Oil has entered a new era. For the first time in decades, no entity is trying to regulate oil supplies. Not the Organization of the Petroleum Exporting Countries (OPEC). Not Saudi Arabia. The implications are huge.
Is OPEC really dead?
In effect, yes. The organization still exists but its members no longer function anything like the supply-regulating cartel of yore. The titan of OPEC – Saudi Arabia – has decided it’s better off pumping as much oil as it can. This is not a temporary tactic. It’s the nation’s new worldview of energy.
Once the US boom in hydraulic fracturing (or fracking) took hold, attempts to reduce supply to keep prices up looked futile. Plus, the Saudis are competing with Iran for leadership of the Middle East. Iran wants foreign companies to invest in its oil industry and rebuild its production. By keeping prices low, the Saudis are making that investment as unattractive as possible. Finally, they foresee the world turning away from oil-based transportation to alternatives such as electric-powered cars. From the Saudi perspective, it’s better to sell as much as possible now than to wait until prices could well be lower.
“That [OPEC] era is over. It’s done. It’s gone,” says Jim Burkhard, head of oil market analysis at market researcher IHS in Washington. “The concern has changed from ‘Will there be enough supply in 50 years?’ to ‘Will there be enough demand in 50 years?’ ”
If the world is producing more oil, why are gas prices going up?
Production is growing, but world demand, fueled by low gasoline prices, is growing even more. As a result, the oil glut is shrinking. By the end of the year, and perhaps as early as next quarter, production worldwide could fall below world demand. That would be the first time that’s happened since 2013.
Recent cuts in production have helped to boost prices. The wildfires in Alberta have temporarily knocked out more than 1 million barrels per day, almost half of the Canadian province’s oil sands production. Nigeria’s problems are smaller but more intractable. Multiple attacks on pipelines by a new militant group called the Niger Delta Avengers have taken some 500,000 b.p.d. of capacity off-line, pushing Nigerian production down to a 22-year low. Brazil’s oil and gas production fell 7 percent in the past year as the scandal surrounding Petrobras, the state-run oil company, deepened.
Iran, by contrast, has ramped up production faster than expected and is now pumping 3.6 million b.p.d., its highest level in five years.
Will oil prices surge back to $100 a barrel?

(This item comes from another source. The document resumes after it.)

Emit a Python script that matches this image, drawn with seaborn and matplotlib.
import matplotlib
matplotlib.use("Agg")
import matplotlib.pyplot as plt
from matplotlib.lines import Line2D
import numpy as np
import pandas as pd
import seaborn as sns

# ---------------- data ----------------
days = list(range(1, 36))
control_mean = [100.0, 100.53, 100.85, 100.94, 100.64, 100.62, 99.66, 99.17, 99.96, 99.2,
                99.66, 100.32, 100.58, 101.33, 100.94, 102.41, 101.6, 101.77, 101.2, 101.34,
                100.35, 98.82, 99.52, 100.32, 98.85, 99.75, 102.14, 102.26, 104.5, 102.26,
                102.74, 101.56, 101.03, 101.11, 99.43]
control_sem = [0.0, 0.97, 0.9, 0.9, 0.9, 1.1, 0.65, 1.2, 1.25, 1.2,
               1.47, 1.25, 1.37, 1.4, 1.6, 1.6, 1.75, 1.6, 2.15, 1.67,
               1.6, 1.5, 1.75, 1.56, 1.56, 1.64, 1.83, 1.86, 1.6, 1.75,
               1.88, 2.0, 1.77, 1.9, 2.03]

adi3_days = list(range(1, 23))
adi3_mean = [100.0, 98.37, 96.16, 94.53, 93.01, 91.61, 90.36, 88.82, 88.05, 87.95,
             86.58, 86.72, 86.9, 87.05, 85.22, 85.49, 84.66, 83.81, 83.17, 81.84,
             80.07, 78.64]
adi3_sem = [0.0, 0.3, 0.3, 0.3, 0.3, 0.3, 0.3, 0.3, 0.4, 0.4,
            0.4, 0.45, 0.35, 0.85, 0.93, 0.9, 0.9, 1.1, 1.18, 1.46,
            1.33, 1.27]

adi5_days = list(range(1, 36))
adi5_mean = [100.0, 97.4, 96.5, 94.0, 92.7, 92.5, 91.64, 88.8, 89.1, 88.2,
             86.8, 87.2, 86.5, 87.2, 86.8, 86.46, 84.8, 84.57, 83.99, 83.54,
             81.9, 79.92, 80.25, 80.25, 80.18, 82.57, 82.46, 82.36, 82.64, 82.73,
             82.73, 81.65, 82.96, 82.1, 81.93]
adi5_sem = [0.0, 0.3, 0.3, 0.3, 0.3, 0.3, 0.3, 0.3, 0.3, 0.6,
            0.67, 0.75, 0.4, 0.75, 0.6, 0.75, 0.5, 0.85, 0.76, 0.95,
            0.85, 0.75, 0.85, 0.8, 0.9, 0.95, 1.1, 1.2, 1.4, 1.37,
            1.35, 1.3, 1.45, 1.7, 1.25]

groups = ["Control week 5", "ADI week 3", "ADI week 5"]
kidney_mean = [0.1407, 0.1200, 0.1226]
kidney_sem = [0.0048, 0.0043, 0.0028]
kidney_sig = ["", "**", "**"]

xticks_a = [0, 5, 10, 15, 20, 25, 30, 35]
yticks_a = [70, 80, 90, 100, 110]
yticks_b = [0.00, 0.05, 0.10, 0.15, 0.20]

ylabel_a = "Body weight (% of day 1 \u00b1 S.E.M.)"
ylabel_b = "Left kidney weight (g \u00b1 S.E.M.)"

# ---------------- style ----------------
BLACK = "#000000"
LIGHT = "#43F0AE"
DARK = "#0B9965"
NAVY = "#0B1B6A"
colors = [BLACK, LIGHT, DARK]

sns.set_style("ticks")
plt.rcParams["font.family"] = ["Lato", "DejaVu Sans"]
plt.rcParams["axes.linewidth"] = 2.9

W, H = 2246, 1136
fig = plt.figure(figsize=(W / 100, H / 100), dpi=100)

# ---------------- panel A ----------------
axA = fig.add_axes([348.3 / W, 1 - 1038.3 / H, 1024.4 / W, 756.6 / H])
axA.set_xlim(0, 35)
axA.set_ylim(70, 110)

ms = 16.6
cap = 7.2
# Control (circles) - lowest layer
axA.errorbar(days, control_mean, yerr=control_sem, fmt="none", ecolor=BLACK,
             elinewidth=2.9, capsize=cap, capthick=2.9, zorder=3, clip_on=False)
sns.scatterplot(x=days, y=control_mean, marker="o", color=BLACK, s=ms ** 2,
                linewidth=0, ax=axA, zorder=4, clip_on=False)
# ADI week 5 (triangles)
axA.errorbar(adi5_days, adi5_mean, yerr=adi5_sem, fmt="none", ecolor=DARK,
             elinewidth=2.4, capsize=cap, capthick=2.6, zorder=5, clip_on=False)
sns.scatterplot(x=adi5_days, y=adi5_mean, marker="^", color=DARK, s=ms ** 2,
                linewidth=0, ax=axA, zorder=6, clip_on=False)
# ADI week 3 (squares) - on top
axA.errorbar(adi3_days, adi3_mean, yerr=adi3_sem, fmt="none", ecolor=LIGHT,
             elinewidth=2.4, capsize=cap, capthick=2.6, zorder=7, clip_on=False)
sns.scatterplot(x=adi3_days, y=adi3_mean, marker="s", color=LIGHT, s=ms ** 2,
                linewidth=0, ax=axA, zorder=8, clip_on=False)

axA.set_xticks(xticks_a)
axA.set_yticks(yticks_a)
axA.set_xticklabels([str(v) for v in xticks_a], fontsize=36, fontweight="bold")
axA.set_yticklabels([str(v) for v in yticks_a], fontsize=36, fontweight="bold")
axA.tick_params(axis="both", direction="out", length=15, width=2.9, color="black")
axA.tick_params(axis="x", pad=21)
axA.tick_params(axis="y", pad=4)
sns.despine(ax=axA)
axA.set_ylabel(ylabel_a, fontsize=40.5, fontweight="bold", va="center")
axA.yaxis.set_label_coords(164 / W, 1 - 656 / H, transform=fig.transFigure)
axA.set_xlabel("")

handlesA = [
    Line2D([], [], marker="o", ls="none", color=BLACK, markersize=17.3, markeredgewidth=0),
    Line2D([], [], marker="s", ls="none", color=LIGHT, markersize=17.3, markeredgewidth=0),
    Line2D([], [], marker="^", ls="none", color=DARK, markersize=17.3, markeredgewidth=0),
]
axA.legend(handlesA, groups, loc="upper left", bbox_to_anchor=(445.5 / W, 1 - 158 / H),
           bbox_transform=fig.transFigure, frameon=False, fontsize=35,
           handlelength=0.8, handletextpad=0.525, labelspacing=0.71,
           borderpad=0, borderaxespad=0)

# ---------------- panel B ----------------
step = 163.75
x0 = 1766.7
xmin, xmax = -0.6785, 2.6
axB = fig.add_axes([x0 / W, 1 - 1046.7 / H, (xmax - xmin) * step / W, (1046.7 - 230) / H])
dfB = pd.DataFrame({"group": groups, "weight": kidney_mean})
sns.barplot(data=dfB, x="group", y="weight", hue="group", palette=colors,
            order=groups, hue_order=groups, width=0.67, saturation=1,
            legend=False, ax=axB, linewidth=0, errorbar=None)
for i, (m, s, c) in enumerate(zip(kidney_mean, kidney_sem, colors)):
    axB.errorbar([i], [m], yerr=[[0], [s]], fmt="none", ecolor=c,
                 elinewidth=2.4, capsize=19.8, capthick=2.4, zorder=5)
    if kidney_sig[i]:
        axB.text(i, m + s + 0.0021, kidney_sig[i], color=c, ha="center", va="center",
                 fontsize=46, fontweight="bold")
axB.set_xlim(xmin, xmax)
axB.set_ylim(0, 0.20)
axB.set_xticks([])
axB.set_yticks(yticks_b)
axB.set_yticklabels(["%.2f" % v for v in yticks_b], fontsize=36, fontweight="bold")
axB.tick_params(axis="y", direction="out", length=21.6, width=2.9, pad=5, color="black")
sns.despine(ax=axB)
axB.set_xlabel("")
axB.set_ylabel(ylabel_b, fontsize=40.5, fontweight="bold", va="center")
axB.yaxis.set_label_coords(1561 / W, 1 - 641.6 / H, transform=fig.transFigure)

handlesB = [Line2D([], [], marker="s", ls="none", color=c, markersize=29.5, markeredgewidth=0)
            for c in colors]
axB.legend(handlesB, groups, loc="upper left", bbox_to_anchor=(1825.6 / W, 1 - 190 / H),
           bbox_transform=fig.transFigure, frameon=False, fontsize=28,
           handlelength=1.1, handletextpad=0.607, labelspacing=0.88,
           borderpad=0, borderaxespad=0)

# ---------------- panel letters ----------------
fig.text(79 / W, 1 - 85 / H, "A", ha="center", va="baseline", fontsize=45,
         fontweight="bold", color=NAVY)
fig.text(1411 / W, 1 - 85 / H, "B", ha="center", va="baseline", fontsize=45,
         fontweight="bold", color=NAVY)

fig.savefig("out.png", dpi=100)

Not anytime soon. Absent some huge weather or economic shock, forecasters see oil prices edging up to perhaps $80 a barrel by about 2020.
Regular unleaded gas should average $2.08 a gallon this year – a 16-year low, according to the US Energy Information Administration. Next year, prices could rise a bit to $2.24. If a new crisis crimps supplies, gasoline prices could go above $3 a gallon. But they should dip as soon as markets foresee an end to the crisis.
Is America’s fracking boom over?
Yes. US oil production has been falling since last fall. Some 130 North American oil and gas companies have gone bankrupt since the beginning of 2015, Bloomberg reports. Some experts predict 2016 will be worse. Even though oil prices are climbing again, many companies simply have too much debt. When their loans come due, lenders won’t refinance them because the future doesn’t look that bright.
Eventually, US production will pick up again and more fracking will take place. But future growth is expected to be much slower than at the height of the boom. One change: US laws now allow oil companies to export. So the nation’s prized light sweet crude, which sold at a discount domestically, will now reflect world prices. That’s good news for US oil companies; American motorists will take a hit.
Is the world really moving away from oil?
Yes, in fits and starts. Even if the nearly 200 nations that negotiated the United Nations climate change agreement last December don’t meet their emissions-reducing commitments, they’re still worried about global warming and pollution. Major oil-consuming nations have policies in place to reduce their dependency on fossil fuels. Other pressures are building.
In five years, a fossil fuel divestment movement on a few college campuses has spread worldwide, with 518 organizations worth $3.4 trillion agreeing to sell off their coal, oil, and natural gas investments. These groups include the Rockefeller Brothers Fund, heirs to the Standard Oil fortune, and the sovereign wealth fund of Norway, a top 20 oil producer. Even Saudi Arabia is moving to sell a portion of its state-owned oil company, Saudi Aramco, and diversify its economy.
For the time being, oil remains vital to transportation. But some analysts expect that by 2030, perhaps even earlier, its dominance will wane. If gasoline prices get too high, consumers should be able to switch easily to electric cars or some other alternative.